Nathan Myrvold found himself in a hotel lobby in southern Chile, using the wifi and looking at a strange, abstract photo. “Is that Jackson Pollack?” a woman in the lobby asked. “No, it’s penguin shit.” As he began to explain the physics of penguin shit – including modeling it as Pousel flow, she stopped him and said, “Who are you? What do you do?”
That’s the focus of Myrvold’s talk… if it can be said to have a focus. He acknowledges that he’s sometimes considered to be a patent troll, and shows an imagine where a Norwegian magazine declares him “Patentmonsteret”.
But he considers himself an archeologist, inventor, paleologist, chef, photographer and, well, half a dozen other things.
We quickly visit his research in Easter Island, looking at the huge stone heads and wondering “Why would you commit ecological suicide to make more of these heads?” He points out that the heads that are still buried have glassy smooth surfaces – he’s now digitizing as many as possible in very high resolution.

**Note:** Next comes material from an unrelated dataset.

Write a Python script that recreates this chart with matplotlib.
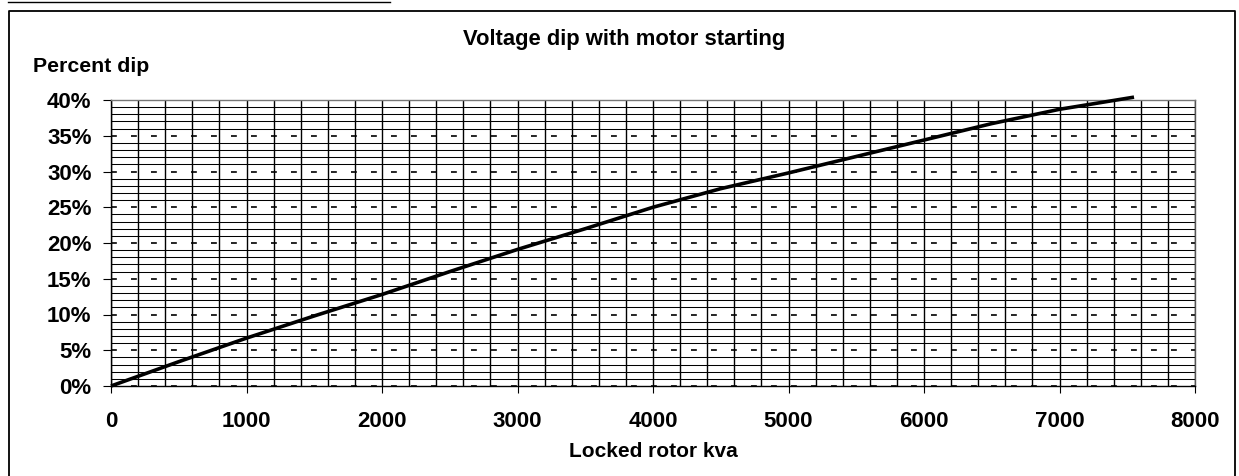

Myrvold is trying to design a new type of nuclear reactor, which doesn’t require quite as many hugely expensive, extremely dangerous steps. He’s playing with a technology that can deflect microwaves, making these objects functionally invisible, though only to microwaves. (He calls is a “negative billion dollar idea.) He’s looking at methods for disease diagnosis by looking at pictures of the retina. And he’s got a barbeque smoker that looks significantly more complicated than his nuclear reactor design. (Yes, he took a leave from Microsoft to study French cooking. And yes, he was a member of a world championship barbeque team.) Here he’s clearly got some great toys, advising us all to put lab centrifuges in our kitchens – “a force fifty thousands times the force of gravity – you wouldn’t believe how it clears chicken stock.”
He goes through his support for SETI research, acknowledging that either he or
Paul Allen might be “the creepy rich guy” depicted in the movie Contact. He shows us a dig for T. Rex and a reconstructed T. Rex skeleton in his living room, which looks roughly like my college’s science library. And we see photos of orcas having sex – “If penthouse magazine had a marine mammals edition, this would be the centerfold” – which is a great excuse for whale sex jokes.
He acknowledges that this talk is “a mile wide and an inch deep” but explains “that works for me.” It didn’t work for me – I thought it gave an impression of someone showing off his wealth and his toys, but I certainly have to acknowledge that Myrvold knows a whole lot about lots of things and is clearly one of the most passionate and engaged people in the room.